[Exercise objective]
Find the lines containing the word "with" and copy every one of them.
======== Data segment
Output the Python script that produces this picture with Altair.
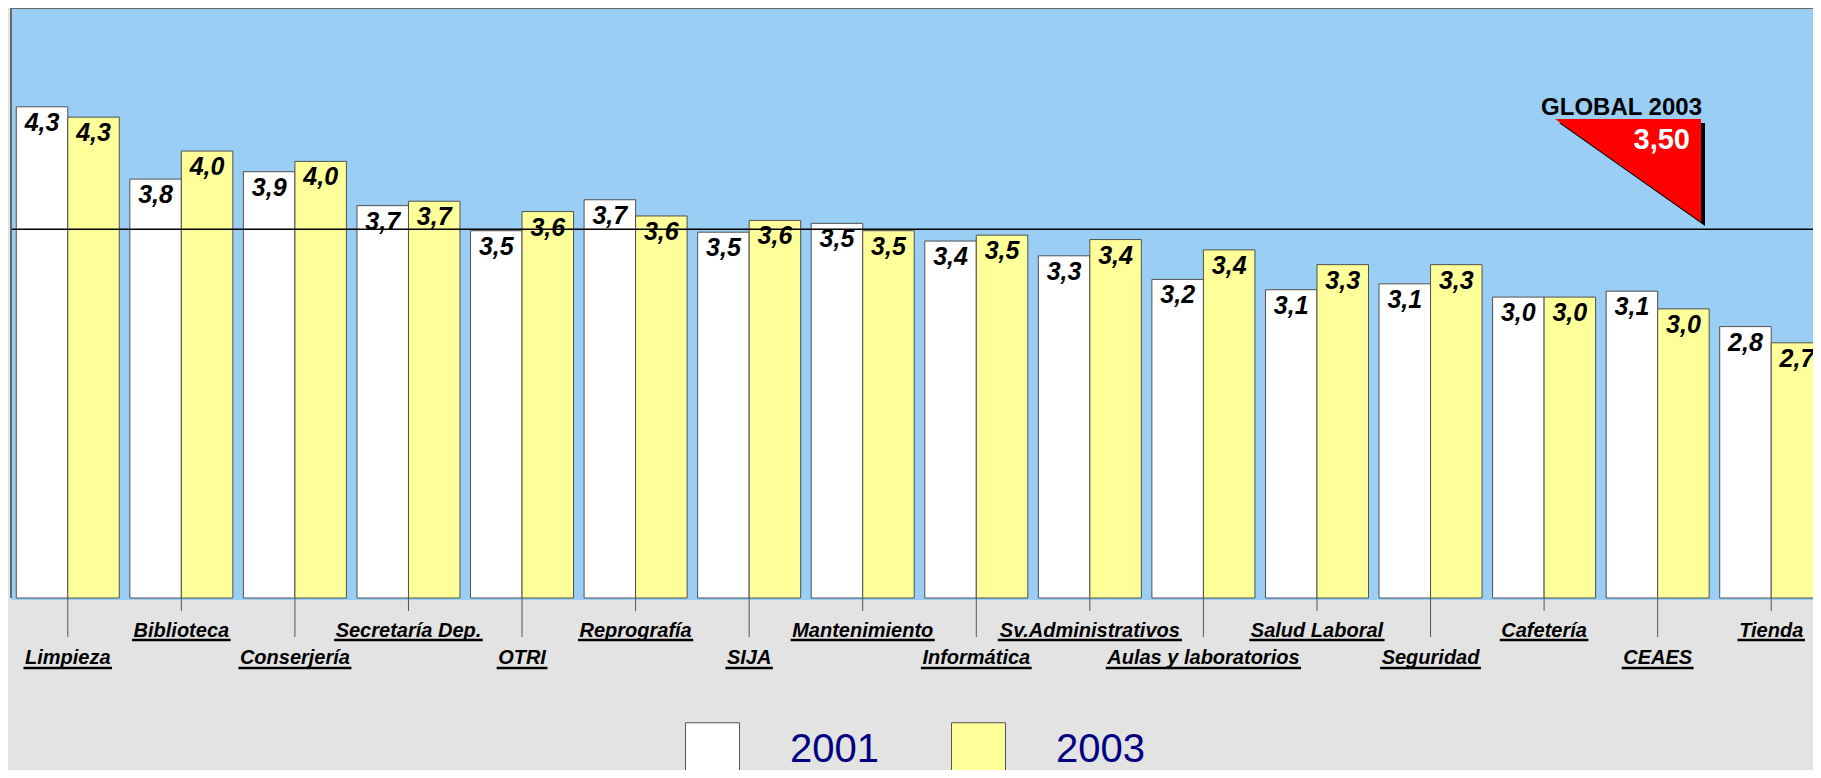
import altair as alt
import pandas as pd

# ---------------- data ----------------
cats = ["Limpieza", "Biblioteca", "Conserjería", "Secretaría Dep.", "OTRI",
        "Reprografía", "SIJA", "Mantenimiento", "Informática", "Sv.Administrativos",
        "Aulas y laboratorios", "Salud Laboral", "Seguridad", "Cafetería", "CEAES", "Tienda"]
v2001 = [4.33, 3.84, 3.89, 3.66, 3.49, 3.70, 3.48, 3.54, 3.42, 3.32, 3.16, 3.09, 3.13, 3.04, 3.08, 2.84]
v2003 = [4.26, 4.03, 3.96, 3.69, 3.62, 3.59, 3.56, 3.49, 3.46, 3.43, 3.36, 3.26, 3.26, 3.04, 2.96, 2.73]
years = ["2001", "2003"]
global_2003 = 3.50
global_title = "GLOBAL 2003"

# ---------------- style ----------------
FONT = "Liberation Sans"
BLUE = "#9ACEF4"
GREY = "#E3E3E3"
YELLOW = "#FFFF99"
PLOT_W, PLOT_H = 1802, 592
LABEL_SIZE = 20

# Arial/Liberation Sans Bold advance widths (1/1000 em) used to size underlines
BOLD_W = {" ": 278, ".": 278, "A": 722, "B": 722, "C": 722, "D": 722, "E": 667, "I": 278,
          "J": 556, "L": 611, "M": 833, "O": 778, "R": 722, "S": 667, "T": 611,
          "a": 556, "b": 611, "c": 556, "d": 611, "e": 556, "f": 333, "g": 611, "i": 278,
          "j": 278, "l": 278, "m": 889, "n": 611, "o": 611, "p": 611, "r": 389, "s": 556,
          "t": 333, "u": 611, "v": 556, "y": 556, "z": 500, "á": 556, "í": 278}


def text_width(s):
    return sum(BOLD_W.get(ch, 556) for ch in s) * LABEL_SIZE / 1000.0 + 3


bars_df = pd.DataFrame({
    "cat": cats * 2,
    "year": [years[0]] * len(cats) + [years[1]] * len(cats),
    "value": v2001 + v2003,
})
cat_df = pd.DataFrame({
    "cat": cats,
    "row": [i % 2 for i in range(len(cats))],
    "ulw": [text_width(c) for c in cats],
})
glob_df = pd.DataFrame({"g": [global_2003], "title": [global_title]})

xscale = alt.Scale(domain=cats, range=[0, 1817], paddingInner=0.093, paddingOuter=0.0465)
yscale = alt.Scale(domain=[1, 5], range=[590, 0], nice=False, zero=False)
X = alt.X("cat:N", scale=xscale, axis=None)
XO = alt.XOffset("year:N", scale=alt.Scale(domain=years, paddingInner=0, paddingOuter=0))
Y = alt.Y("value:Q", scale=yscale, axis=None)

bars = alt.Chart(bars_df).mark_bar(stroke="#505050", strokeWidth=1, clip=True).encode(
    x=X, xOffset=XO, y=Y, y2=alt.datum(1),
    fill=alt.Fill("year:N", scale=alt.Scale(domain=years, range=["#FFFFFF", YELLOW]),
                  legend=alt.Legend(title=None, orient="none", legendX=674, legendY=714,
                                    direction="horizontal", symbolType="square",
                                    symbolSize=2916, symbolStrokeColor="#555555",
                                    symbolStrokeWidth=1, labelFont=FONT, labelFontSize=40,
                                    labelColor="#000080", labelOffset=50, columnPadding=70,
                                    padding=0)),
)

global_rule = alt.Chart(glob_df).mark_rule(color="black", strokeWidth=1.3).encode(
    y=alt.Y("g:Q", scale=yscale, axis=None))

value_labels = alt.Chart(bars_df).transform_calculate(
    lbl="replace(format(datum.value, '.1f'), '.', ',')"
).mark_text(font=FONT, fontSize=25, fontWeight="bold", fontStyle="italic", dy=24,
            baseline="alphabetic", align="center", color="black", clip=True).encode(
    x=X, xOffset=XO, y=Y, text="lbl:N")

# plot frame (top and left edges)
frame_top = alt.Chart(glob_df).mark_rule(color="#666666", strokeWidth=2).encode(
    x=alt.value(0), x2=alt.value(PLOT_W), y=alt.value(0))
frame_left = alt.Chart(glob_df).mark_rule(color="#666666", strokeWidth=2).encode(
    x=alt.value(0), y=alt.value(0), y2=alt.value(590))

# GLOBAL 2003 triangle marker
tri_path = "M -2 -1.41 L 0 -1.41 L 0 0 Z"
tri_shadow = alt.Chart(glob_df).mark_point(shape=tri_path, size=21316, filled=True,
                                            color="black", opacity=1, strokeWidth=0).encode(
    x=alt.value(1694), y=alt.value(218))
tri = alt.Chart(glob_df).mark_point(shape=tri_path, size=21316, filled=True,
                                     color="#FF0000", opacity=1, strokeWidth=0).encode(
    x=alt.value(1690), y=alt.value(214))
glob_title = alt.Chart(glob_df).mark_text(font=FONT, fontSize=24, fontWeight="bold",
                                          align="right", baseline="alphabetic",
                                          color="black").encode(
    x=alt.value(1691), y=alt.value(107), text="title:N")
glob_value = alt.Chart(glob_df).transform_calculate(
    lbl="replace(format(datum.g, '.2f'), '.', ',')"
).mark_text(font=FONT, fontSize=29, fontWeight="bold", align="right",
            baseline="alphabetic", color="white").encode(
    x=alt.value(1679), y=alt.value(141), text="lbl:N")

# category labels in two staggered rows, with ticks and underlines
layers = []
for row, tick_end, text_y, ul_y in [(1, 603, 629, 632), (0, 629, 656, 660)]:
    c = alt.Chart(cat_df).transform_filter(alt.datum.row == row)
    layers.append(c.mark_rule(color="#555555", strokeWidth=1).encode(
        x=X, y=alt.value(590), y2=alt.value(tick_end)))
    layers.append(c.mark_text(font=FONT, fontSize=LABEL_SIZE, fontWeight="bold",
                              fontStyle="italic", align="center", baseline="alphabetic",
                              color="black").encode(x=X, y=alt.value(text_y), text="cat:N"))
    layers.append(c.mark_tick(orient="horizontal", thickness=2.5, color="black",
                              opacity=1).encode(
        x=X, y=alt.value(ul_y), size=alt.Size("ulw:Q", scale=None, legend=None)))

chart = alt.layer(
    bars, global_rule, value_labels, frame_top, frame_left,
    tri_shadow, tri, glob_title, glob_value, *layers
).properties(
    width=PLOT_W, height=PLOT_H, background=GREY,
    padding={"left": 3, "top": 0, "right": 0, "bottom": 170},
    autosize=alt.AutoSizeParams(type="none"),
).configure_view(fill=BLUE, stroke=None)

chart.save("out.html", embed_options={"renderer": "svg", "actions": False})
================
[Solved exercise]
Output the Python script that produces this picture with Altair.
# category labels in two staggered rows, with ticks and underlines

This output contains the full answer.